* **GOAL**
All of the data should be repeated exactly; pictures are not part of the copy.

++++ SUPPLIED MATERIAL

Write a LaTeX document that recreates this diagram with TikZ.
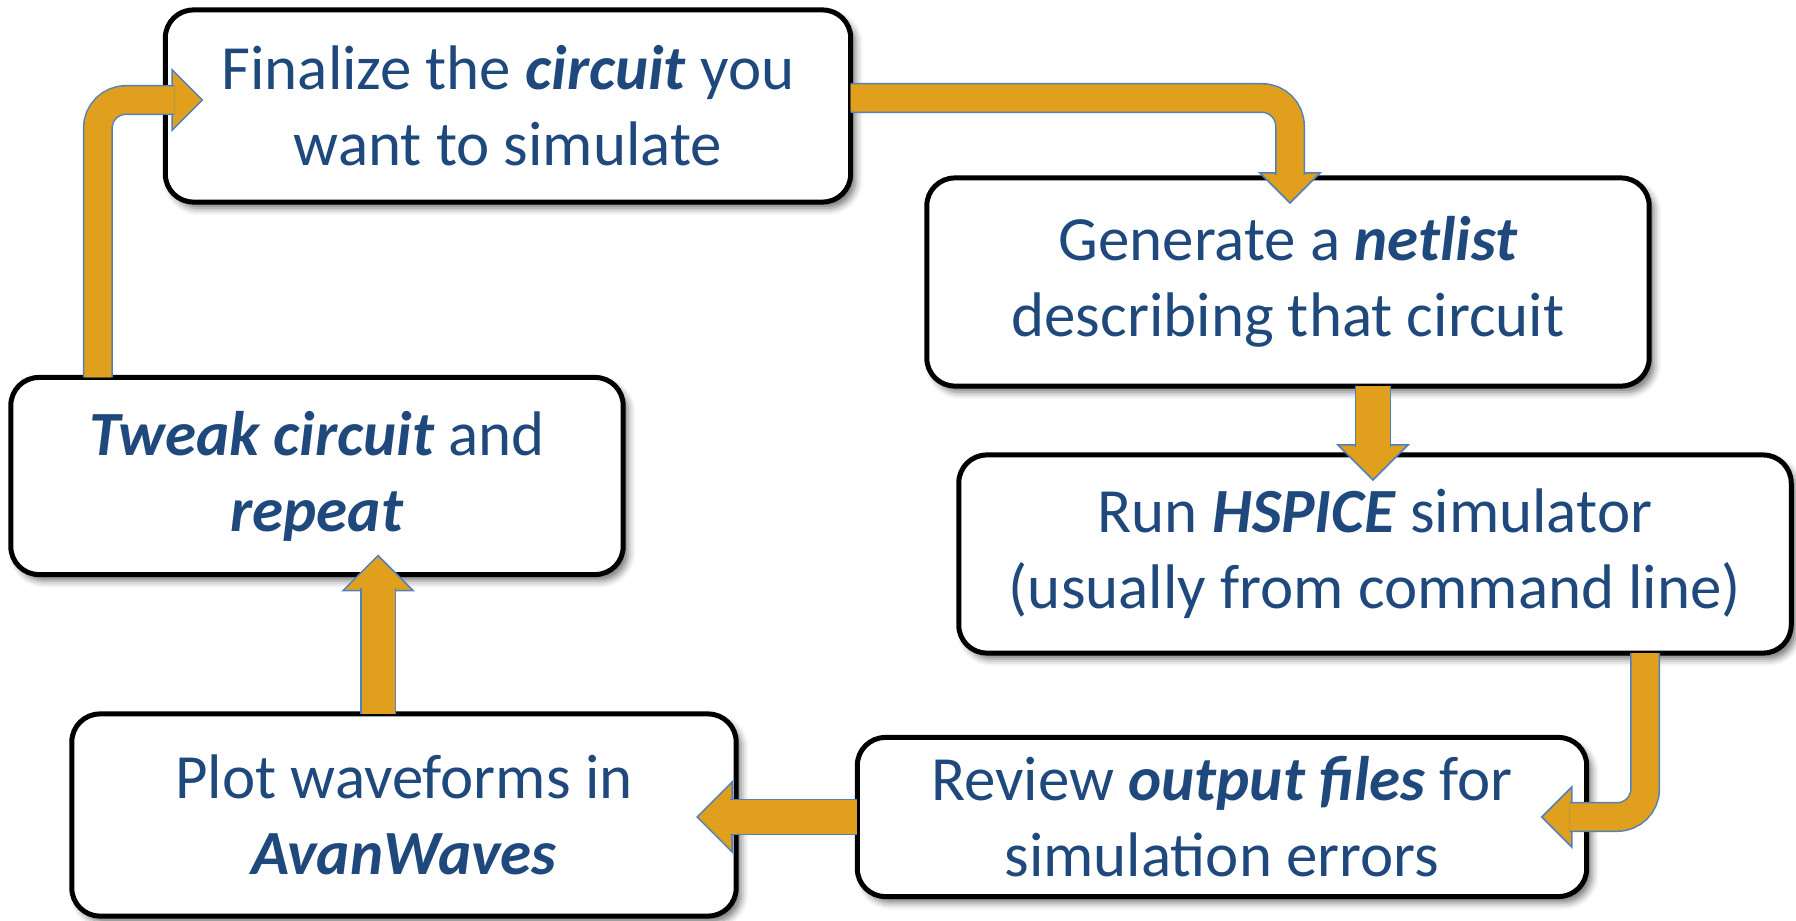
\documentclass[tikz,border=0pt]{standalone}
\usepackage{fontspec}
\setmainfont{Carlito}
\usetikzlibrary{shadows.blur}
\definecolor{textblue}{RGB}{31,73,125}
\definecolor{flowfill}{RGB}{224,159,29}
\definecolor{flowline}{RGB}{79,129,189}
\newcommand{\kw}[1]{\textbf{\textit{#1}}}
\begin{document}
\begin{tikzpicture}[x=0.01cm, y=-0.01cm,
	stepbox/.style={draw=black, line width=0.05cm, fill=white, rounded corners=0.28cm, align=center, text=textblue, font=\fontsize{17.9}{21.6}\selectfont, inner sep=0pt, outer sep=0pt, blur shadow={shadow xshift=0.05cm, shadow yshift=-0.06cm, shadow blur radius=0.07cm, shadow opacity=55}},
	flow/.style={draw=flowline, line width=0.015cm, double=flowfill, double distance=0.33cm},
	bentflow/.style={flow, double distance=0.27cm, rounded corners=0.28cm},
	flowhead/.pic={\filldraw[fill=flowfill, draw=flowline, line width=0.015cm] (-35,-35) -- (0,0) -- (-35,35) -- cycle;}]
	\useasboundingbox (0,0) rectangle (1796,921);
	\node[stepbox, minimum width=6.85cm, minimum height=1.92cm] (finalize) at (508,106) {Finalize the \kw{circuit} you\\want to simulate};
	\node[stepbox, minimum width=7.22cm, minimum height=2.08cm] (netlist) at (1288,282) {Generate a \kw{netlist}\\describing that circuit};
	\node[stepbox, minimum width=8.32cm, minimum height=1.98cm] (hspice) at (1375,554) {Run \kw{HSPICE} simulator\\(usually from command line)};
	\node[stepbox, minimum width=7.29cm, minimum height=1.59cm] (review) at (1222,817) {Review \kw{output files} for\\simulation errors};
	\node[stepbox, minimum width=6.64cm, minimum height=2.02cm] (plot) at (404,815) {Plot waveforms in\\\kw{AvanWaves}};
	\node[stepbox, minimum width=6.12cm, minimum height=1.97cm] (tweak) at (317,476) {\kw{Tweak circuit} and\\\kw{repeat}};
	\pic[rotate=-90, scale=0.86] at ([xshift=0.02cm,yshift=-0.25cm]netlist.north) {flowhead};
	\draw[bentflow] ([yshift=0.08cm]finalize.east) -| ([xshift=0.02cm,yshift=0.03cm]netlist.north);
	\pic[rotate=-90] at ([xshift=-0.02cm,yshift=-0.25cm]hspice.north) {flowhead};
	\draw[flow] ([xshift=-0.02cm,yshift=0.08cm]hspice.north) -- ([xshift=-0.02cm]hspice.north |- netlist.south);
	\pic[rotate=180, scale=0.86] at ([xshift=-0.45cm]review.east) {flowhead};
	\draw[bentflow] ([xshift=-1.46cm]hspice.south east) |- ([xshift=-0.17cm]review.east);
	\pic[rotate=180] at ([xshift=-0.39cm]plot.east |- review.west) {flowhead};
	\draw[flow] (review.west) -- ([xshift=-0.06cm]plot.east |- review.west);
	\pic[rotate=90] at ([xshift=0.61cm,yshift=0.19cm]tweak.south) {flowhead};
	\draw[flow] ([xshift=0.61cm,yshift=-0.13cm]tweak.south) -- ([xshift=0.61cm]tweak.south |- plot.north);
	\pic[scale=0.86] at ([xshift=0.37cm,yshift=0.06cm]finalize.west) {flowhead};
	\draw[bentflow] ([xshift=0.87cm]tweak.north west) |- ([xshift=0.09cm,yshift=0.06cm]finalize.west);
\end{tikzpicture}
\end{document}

++++++++

* **EXERCISE RESPONSE**
Write a LaTeX document that recreates this diagram with TikZ.
\documentclass[tikz,border=0pt]{standalone}
\usepackage{fontspec}
\setmainfont{Carlito}
\usetikzlibrary{shadows.blur}
\definecolor{textblue}{RGB}{31,73,125}
\definecolor{flowfill}{RGB}{224,159,29}
\definecolor{flowline}{RGB}{79,129,189}
\newcommand{\kw}[1]{\textbf{\textit{#1}}}
\begin{document}
\begin{tikzpicture}[x=0.01cm, y=-0.01cm,
	stepbox/.style={draw=black, line width=0.05cm, fill=white, rounded corners=0.28cm, align=center, text=textblue, font=\fontsize{17.9}{21.6}\selectfont, inner sep=0pt, outer sep=0pt, blur shadow={shadow xshift=0.05cm, shadow yshift=-0.06cm, shadow blur radius=0.07cm, shadow opacity=55}},
	flow/.style={draw=flowline, line width=0.015cm, double=flowfill, double distance=0.33cm},
	bentflow/.style={flow, double distance=0.27cm, rounded corners=0.28cm},
	flowhead/.pic={\filldraw[fill=flowfill, draw=flowline, line width=0.015cm] (-35,-35) -- (0,0) -- (-35,35) -- cycle;}]
	\useasboundingbox (0,0) rectangle (1796,921);
	\node[stepbox, minimum width=6.85cm, minimum height=1.92cm] (finalize) at (508,106) {Finalize the \kw{circuit} you\\want to simulate};
	\node[stepbox, minimum width=7.22cm, minimum height=2.08cm] (netlist) at (1288,282) {Generate a \kw{netlist}\\describing that circuit};
	\node[stepbox, minimum width=8.32cm, minimum height=1.98cm] (hspice) at (1375,554) {Run \kw{HSPICE} simulator\\(usually from command line)};
	\node[stepbox, minimum width=7.29cm, minimum height=1.59cm] (review) at (1222,817) {Review \kw{output files} for\\simulation errors};
	\node[stepbox, minimum width=6.64cm, minimum height=2.02cm] (plot) at (404,815) {Plot waveforms in\\\kw{AvanWaves}};
	\node[stepbox, minimum width=6.12cm, minimum height=1.97cm] (tweak) at (317,476) {\kw{Tweak circuit} and\\\kw{repeat}};
	\pic[rotate=-90, scale=0.86] at ([xshift=0.02cm,yshift=-0.25cm]netlist.north) {flowhead};
	\draw[bentflow] ([yshift=0.08cm]finalize.east) -| ([xshift=0.02cm,yshift=0.03cm]netlist.north);
	\pic[rotate=-90] at ([xshift=-0.02cm,yshift=-0.25cm]hspice.north) {flowhead};
	\draw[flow] ([xshift=-0.02cm,yshift=0.08cm]hspice.north) -- ([xshift=-0.02cm]hspice.north |- netlist.south);
	\pic[rotate=180, scale=0.86] at ([xshift=-0.45cm]review.east) {flowhead};
	\draw[bentflow] ([xshift=-1.46cm]hspice.south east) |- ([xshift=-0.17cm]review.east);
	\pic[rotate=180] at ([xshift=-0.39cm]plot.east |- review.west) {flowhead};
	\draw[flow] (review.west) -- ([xshift=-0.06cm]plot.east |- review.west);
	\pic[rotate=90] at ([xshift=0.61cm,yshift=0.19cm]tweak.south) {flowhead};
	\draw[flow] ([xshift=0.61cm,yshift=-0.13cm]tweak.south) -- ([xshift=0.61cm]tweak.south |- plot.north);
	\pic[scale=0.86] at ([xshift=0.37cm,yshift=0.06cm]finalize.west) {flowhead};
	\draw[bentflow] ([xshift=0.87cm]tweak.north west) |- ([xshift=0.09cm,yshift=0.06cm]finalize.west);
\end{tikzpicture}
\end{document}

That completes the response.